▶ _GOAL OF THE EXERCISE_
In the copy, include every entry exactly but none of the pictures.

▶ _TASK DATA_

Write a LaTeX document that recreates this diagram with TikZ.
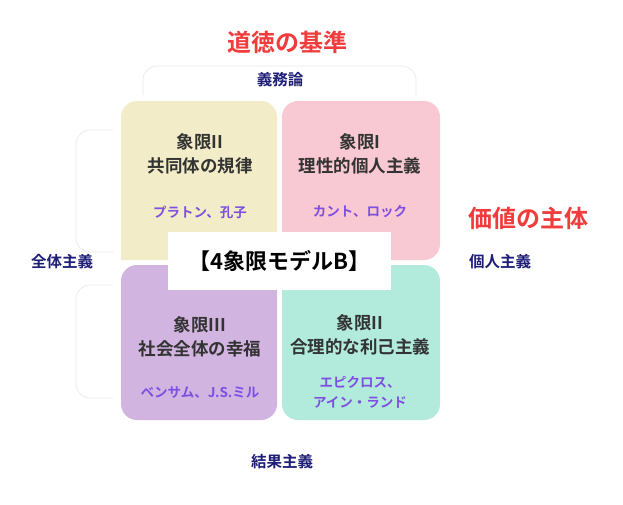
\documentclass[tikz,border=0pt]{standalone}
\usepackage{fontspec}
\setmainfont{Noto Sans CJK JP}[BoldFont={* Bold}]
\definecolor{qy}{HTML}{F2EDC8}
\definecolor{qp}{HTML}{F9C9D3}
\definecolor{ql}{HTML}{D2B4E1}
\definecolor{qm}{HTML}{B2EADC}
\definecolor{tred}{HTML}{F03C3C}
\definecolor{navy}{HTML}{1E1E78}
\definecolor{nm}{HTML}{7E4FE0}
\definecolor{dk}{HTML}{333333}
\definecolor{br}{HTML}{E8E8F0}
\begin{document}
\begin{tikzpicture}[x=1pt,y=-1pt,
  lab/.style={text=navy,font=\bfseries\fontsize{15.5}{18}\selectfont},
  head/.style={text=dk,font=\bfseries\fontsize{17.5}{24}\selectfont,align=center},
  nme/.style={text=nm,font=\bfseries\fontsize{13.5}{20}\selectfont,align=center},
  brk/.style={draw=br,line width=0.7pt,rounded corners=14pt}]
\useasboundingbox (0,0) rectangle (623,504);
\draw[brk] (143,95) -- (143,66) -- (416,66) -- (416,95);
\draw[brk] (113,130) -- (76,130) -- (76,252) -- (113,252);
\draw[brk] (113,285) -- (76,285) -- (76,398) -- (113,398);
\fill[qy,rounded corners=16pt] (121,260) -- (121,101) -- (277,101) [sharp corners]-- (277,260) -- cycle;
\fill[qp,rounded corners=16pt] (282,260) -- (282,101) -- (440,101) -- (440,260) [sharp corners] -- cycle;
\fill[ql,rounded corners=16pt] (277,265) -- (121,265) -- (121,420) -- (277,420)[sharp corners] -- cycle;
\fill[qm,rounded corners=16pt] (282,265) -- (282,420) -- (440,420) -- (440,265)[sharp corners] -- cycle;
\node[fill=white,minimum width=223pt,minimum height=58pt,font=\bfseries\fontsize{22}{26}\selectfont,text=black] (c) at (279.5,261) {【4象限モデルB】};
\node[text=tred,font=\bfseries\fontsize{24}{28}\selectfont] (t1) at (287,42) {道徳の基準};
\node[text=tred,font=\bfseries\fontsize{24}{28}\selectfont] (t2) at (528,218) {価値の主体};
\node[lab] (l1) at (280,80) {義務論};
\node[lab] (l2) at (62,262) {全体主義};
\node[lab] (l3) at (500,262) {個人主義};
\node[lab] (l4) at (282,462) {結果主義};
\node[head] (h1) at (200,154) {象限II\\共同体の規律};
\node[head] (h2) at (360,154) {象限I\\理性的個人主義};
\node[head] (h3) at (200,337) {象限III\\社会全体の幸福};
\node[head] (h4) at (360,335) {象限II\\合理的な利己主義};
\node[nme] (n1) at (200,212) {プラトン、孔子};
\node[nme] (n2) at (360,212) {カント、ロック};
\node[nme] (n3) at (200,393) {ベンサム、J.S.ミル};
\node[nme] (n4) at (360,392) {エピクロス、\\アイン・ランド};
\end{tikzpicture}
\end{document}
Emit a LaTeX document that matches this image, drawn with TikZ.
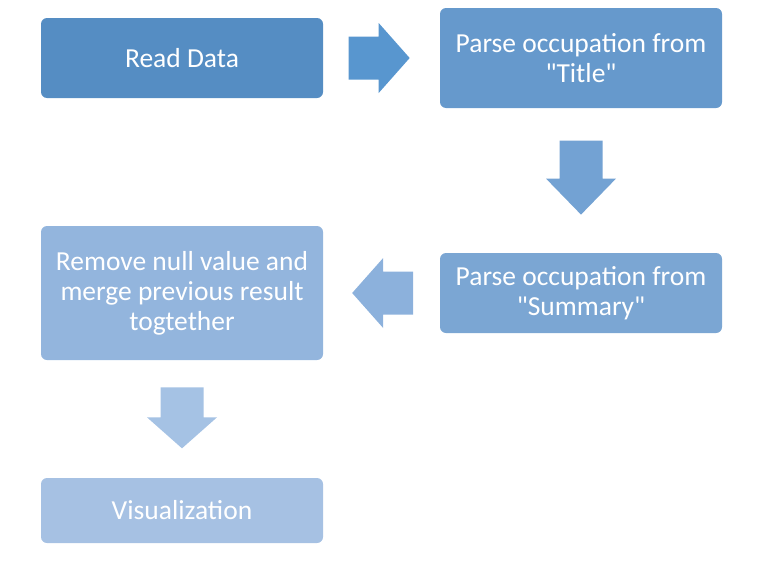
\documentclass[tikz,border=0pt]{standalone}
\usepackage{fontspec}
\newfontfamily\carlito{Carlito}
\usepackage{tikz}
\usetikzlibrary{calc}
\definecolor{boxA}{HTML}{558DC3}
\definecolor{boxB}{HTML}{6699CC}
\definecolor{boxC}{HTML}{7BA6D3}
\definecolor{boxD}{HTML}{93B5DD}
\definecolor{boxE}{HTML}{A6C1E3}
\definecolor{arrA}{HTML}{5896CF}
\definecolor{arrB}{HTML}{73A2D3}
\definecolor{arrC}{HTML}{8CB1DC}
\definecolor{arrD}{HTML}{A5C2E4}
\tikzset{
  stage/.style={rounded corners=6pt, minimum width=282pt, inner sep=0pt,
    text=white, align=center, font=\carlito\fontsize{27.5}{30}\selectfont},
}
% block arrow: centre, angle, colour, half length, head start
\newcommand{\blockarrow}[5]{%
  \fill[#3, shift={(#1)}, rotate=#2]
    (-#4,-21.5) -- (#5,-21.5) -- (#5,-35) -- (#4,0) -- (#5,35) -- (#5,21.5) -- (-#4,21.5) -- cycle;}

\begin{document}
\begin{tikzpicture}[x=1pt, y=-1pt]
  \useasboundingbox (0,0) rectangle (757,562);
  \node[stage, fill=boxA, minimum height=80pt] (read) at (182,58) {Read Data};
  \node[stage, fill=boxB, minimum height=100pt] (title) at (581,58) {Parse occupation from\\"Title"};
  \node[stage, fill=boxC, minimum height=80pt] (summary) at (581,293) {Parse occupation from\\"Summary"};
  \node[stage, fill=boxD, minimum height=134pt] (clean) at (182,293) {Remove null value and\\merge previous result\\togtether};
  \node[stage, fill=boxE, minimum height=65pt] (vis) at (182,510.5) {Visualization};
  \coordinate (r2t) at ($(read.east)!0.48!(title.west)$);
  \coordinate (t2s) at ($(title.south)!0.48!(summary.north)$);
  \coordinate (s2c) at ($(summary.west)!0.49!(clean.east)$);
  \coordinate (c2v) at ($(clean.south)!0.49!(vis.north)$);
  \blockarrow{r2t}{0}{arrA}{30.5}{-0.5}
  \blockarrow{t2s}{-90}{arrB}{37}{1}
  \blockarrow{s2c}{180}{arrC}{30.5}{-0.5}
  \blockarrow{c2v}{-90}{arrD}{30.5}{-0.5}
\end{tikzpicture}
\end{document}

▶ _SOLVED EXERCISE_
Write a LaTeX document that recreates this diagram with TikZ.
\documentclass[tikz,border=0pt]{standalone}
\usepackage{fontspec}
\setmainfont{Noto Sans CJK JP}[BoldFont={* Bold}]
\definecolor{qy}{HTML}{F2EDC8}
\definecolor{qp}{HTML}{F9C9D3}
\definecolor{ql}{HTML}{D2B4E1}
\definecolor{qm}{HTML}{B2EADC}
\definecolor{tred}{HTML}{F03C3C}
\definecolor{navy}{HTML}{1E1E78}
\definecolor{nm}{HTML}{7E4FE0}
\definecolor{dk}{HTML}{333333}
\definecolor{br}{HTML}{E8E8F0}
\begin{document}
\begin{tikzpicture}[x=1pt,y=-1pt,
  lab/.style={text=navy,font=\bfseries\fontsize{15.5}{18}\selectfont},
  head/.style={text=dk,font=\bfseries\fontsize{17.5}{24}\selectfont,align=center},
  nme/.style={text=nm,font=\bfseries\fontsize{13.5}{20}\selectfont,align=center},
  brk/.style={draw=br,line width=0.7pt,rounded corners=14pt}]
\useasboundingbox (0,0) rectangle (623,504);
\draw[brk] (143,95) -- (143,66) -- (416,66) -- (416,95);
\draw[brk] (113,130) -- (76,130) -- (76,252) -- (113,252);
\draw[brk] (113,285) -- (76,285) -- (76,398) -- (113,398);
\fill[qy,rounded corners=16pt] (121,260) -- (121,101) -- (277,101) [sharp corners]-- (277,260) -- cycle;
\fill[qp,rounded corners=16pt] (282,260) -- (282,101) -- (440,101) -- (440,260) [sharp corners] -- cycle;
\fill[ql,rounded corners=16pt] (277,265) -- (121,265) -- (121,420) -- (277,420)[sharp corners] -- cycle;
\fill[qm,rounded corners=16pt] (282,265) -- (282,420) -- (440,420) -- (440,265)[sharp corners] -- cycle;
\node[fill=white,minimum width=223pt,minimum height=58pt,font=\bfseries\fontsize{22}{26}\selectfont,text=black] (c) at (279.5,261) {【4象限モデルB】};
\node[text=tred,font=\bfseries\fontsize{24}{28}\selectfont] (t1) at (287,42) {道徳の基準};
\node[text=tred,font=\bfseries\fontsize{24}{28}\selectfont] (t2) at (528,218) {価値の主体};
\node[lab] (l1) at (280,80) {義務論};
\node[lab] (l2) at (62,262) {全体主義};
\node[lab] (l3) at (500,262) {個人主義};
\node[lab] (l4) at (282,462) {結果主義};
\node[head] (h1) at (200,154) {象限II\\共同体の規律};
\node[head] (h2) at (360,154) {象限I\\理性的個人主義};
\node[head] (h3) at (200,337) {象限III\\社会全体の幸福};
\node[head] (h4) at (360,335) {象限II\\合理的な利己主義};
\node[nme] (n1) at (200,212) {プラトン、孔子};
\node[nme] (n2) at (360,212) {カント、ロック};
\node[nme] (n3) at (200,393) {ベンサム、J.S.ミル};
\node[nme] (n4) at (360,392) {エピクロス、\\アイン・ランド};
\end{tikzpicture}
\end{document}
Emit a LaTeX document that matches this image, drawn with TikZ.
\documentclass[tikz,border=0pt]{standalone}
\usepackage{fontspec}
\newfontfamily\carlito{Carlito}
\usepackage{tikz}
\usetikzlibrary{calc}
\definecolor{boxA}{HTML}{558DC3}
\definecolor{boxB}{HTML}{6699CC}
\definecolor{boxC}{HTML}{7BA6D3}
\definecolor{boxD}{HTML}{93B5DD}
\definecolor{boxE}{HTML}{A6C1E3}
\definecolor{arrA}{HTML}{5896CF}
\definecolor{arrB}{HTML}{73A2D3}
\definecolor{arrC}{HTML}{8CB1DC}
\definecolor{arrD}{HTML}{A5C2E4}
\tikzset{
  stage/.style={rounded corners=6pt, minimum width=282pt, inner sep=0pt,
    text=white, align=center, font=\carlito\fontsize{27.5}{30}\selectfont},
}
% block arrow: centre, angle, colour, half length, head start
\newcommand{\blockarrow}[5]{%
  \fill[#3, shift={(#1)}, rotate=#2]
    (-#4,-21.5) -- (#5,-21.5) -- (#5,-35) -- (#4,0) -- (#5,35) -- (#5,21.5) -- (-#4,21.5) -- cycle;}

\begin{document}
\begin{tikzpicture}[x=1pt, y=-1pt]
  \useasboundingbox (0,0) rectangle (757,562);
  \node[stage, fill=boxA, minimum height=80pt] (read) at (182,58) {Read Data};
  \node[stage, fill=boxB, minimum height=100pt] (title) at (581,58) {Parse occupation from\\"Title"};
  \node[stage, fill=boxC, minimum height=80pt] (summary) at (581,293) {Parse occupation from\\"Summary"};
  \node[stage, fill=boxD, minimum height=134pt] (clean) at (182,293) {Remove null value and\\merge previous result\\togtether};
  \node[stage, fill=boxE, minimum height=65pt] (vis) at (182,510.5) {Visualization};
  \coordinate (r2t) at ($(read.east)!0.48!(title.west)$);
  \coordinate (t2s) at ($(title.south)!0.48!(summary.north)$);
  \coordinate (s2c) at ($(summary.west)!0.49!(clean.east)$);
  \coordinate (c2v) at ($(clean.south)!0.49!(vis.north)$);
  \blockarrow{r2t}{0}{arrA}{30.5}{-0.5}
  \blockarrow{t2s}{-90}{arrB}{37}{1}
  \blockarrow{s2c}{180}{arrC}{30.5}{-0.5}
  \blockarrow{c2v}{-90}{arrD}{30.5}{-0.5}
\end{tikzpicture}
\end{document}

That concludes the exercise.